Thanks to Murphy’s law, I woke up with an awful head cold on the first day of my new morning routine. Determined to succeed this time, I walked myself through the steps, escaped the allure of my bed, and completed my 30 minutes of writing. And I’ve written every day for the past month. Through sickness and fatigue, dark winter mornings and mornings so cold that I have to wrap myself in a blanket and sit between two space heaters, I write, write, write. At first, I could barely focus my attention on writing for more than 10 minutes at a time; the seconds seemed to crawl. After a month, though, I can already feel the difference. My fingers fly over the keys, and before I know it, it’s time to wrap up and run out the door. It’s a tiny step in the right direction, but it’s something.

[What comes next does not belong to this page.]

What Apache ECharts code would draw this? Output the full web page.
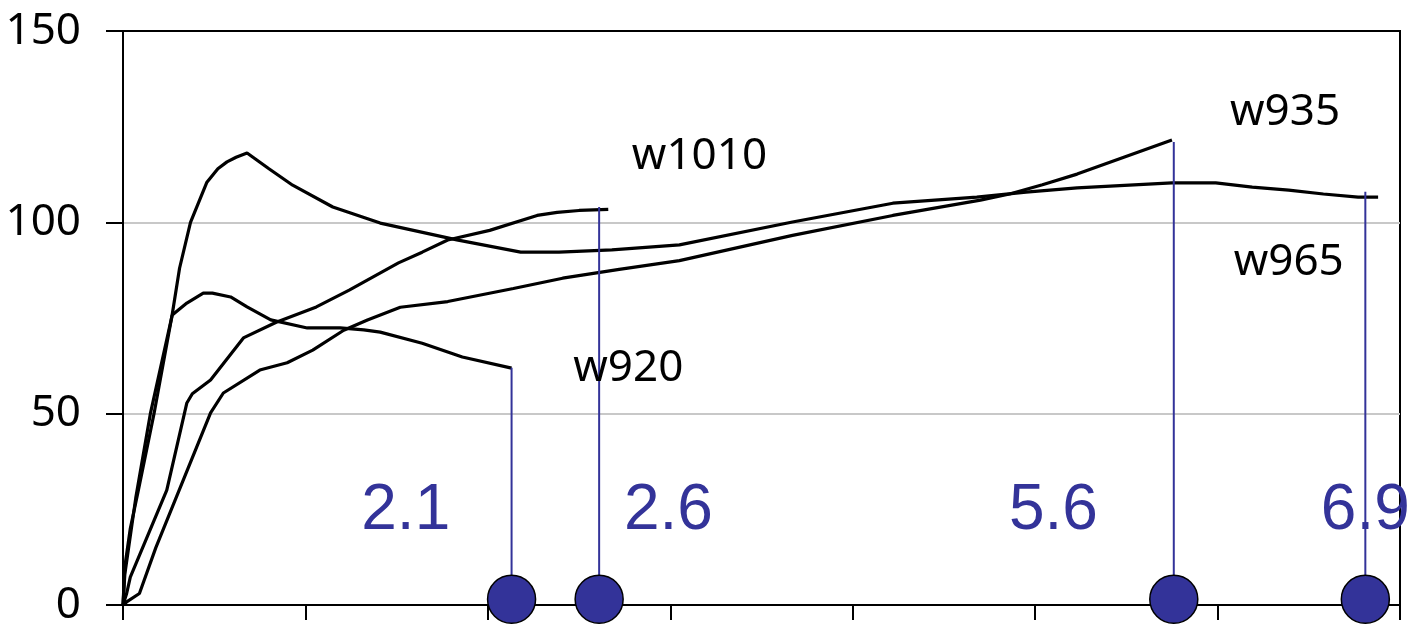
<!DOCTYPE html>
<html>
<head>
<meta charset="utf-8">
<script src="https://cdn.jsdelivr.net/npm/echarts@6/dist/echarts.min.js"></script>
<style>
html,body{margin:0;padding:0;background:#fff;}
#chart{width:1412px;height:627px;}
</style>
</head>
<body>
<div id="chart"></div>
<script>
// ---- data ----
const yTicks = [0, 50, 100, 150];
const seriesNames = ['w920', 'w1010', 'w935', 'w965'];
const w920 = [[0,0],[0.01,8],[0.07,28],[0.15,50],[0.27,75.8],[0.35,78.9],[0.44,81.5],[0.49,81.5],[0.59,80.5],[0.68,77.9],[0.81,74.5],[1.01,72.4],[1.19,72.4],[1.32,71.9],[1.41,71.3],[1.64,68.4],[1.86,64.8],[2.13,61.9]];
const w1010 = [[0,0],[0.02,3],[0.04,7.3],[0.24,30],[0.35,52.8],[0.38,55.2],[0.48,58.8],[0.66,69.8],[0.84,73.9],[1.06,77.9],[1.24,82.3],[1.51,89.4],[1.64,92.2],[1.78,95.4],[2.01,97.9],[2.27,101.8],[2.38,102.6],[2.5,103.1],[2.66,103.4]];
const w935 = [[0,0],[0.02,0.8],[0.09,3],[0.18,15],[0.48,50.2],[0.55,55.4],[0.75,61.4],[0.9,63.3],[1.04,66.6],[1.21,71.8],[1.34,74.5],[1.52,77.8],[1.78,79.3],[2.14,82.7],[2.41,85.4],[2.72,87.7],[3.05,90],[3.67,96.6],[4.22,101.8],[4.7,105.8],[4.86,107.4],[5.04,109.8],[5.23,112.6],[5.75,121.5]];
const w965 = [[0,0],[0.01,10],[0.04,20],[0.08,29],[0.17,50],[0.27,76],[0.31,88],[0.37,100],[0.46,110.5],[0.52,114],[0.57,115.8],[0.62,117],[0.68,118.1],[0.8,114],[0.93,109.7],[1.15,104],[1.41,99.8],[1.83,95.4],[2.18,92.2],[2.39,92.2],[2.68,92.8],[3.05,94.1],[3.67,100.1],[4.22,105],[4.68,106.6],[4.95,107.9],[5.23,109],[5.75,110.3],[5.99,110.3],[6.19,109.2],[6.39,108.4],[6.58,107.4],[6.77,106.6],[6.88,106.6]];
// end markers (vertical drop lines + circles)
const endX = [2.13, 2.61, 5.76, 6.81];
const endY = [62, 104, 121, 108];
const endLabels = ['2.1', '2.6', '5.6', '6.9'];
// annotation anchors (data coordinates)
const endLabelX = [1.55, 2.99, 5.10, 6.81];
const endLabelY = [24.6, 24.6, 24.6, 24.6];
const nameLabelX = [2.77, 3.16, 6.37, 6.39];
const nameLabelY = [61.7, 117.3, 128.8, 89.6];

// ---- chart ----
const chart = echarts.init(document.getElementById('chart'), null, {renderer: 'canvas'});
const curves = [w920, w1010, w935, w965];
const BLUE = '#333399';

const series = [];
curves.forEach((d, i) => {
  series.push({
    type: 'line', name: seriesNames[i], data: d, showSymbol: false, symbol: 'none',
    lineStyle: {color: '#000', width: 3.2, opacity: 1}, z: 3, animation: false
  });
});
endX.forEach((x, i) => {
  series.push({
    type: 'line', data: [[x, endY[i]], [x, 0]], showSymbol: false, symbol: 'none',
    lineStyle: {color: BLUE, width: 2, opacity: 1}, z: 4, animation: false
  });
});
series.push({
  type: 'scatter', data: endX.map(x => [x, 1.5]), symbol: 'circle', symbolSize: 48,
  itemStyle: {color: BLUE, borderColor: '#000', borderWidth: 1.5, opacity: 1}, z: 6, clip: false, animation: false
});
series.push({
  type: 'scatter', data: endLabelX.map((x, i) => ({value: [x, endLabelY[i]], label: {formatter: endLabels[i]}})),
  symbolSize: 0, z: 7, clip: false, animation: false, itemStyle: {opacity: 1},
  label: {show: true, position: 'inside', color: BLUE, opacity: 1, fontSize: 64, fontFamily: 'Liberation Sans'}
});
series.push({
  type: 'scatter', data: nameLabelX.map((x, i) => ({value: [x, nameLabelY[i]], label: {formatter: seriesNames[i]}})),
  symbolSize: 0, z: 7, clip: false, animation: false, itemStyle: {opacity: 1},
  label: {show: true, position: 'inside', color: '#000', opacity: 1, fontSize: 44, fontFamily: 'Noto Sans'}
});

chart.setOption({
  animation: false,
  backgroundColor: '#fff',
  grid: {left: 123, right: 12, top: 31, bottom: 22, show: true, borderColor: '#000', borderWidth: 2, backgroundColor: 'transparent'},
  xAxis: {
    type: 'value', min: 0, max: 7, interval: 1,
    axisLine: {show: true, lineStyle: {color: '#000', width: 2}},
    axisTick: {show: true, length: 15, inside: false, lineStyle: {color: '#000', width: 2}},
    axisLabel: {show: false},
    splitLine: {show: false}
  },
  yAxis: {
    type: 'value', min: yTicks[0], max: yTicks[yTicks.length - 1], interval: 50,
    axisLine: {show: true, lineStyle: {color: '#000', width: 2}},
    axisTick: {show: true, length: 17, inside: false, lineStyle: {color: '#000', width: 2}},
    axisLabel: {show: true, color: '#000', fontSize: 44, fontFamily: 'Noto Sans', margin: 42},
    splitLine: {show: true, showMinLine: false, showMaxLine: false, lineStyle: {color: '#c8c8c8', width: 2}}
  },
  series: series
});
</script>
</body>
</html>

On top of building up my writing muscles, establishing a morning writing practice has brought more calm to my life. It affords me at least an hour of quiet and order before I step into the madness of the world. It’s time just for me and my creativity, an hour to leisurely eat my breakfast like an adult, sing along to my jams, sort through my albeit muddled thoughts, and put the words bouncing around in my head in some semblance of order. It’s hard to believe, but 6:00am has become my favorite hour of the day.
The general pseudoscience behind habit formation is that it takes at least 30 days to form a new habit. After a full month of writing daily, it looks like this night owl has discovered the hack to becoming a morning person. So take that, Gretchen Rubin! I’m officially a morning person now, and soon I’ll be a morning person that can say she’s truly a writer, too.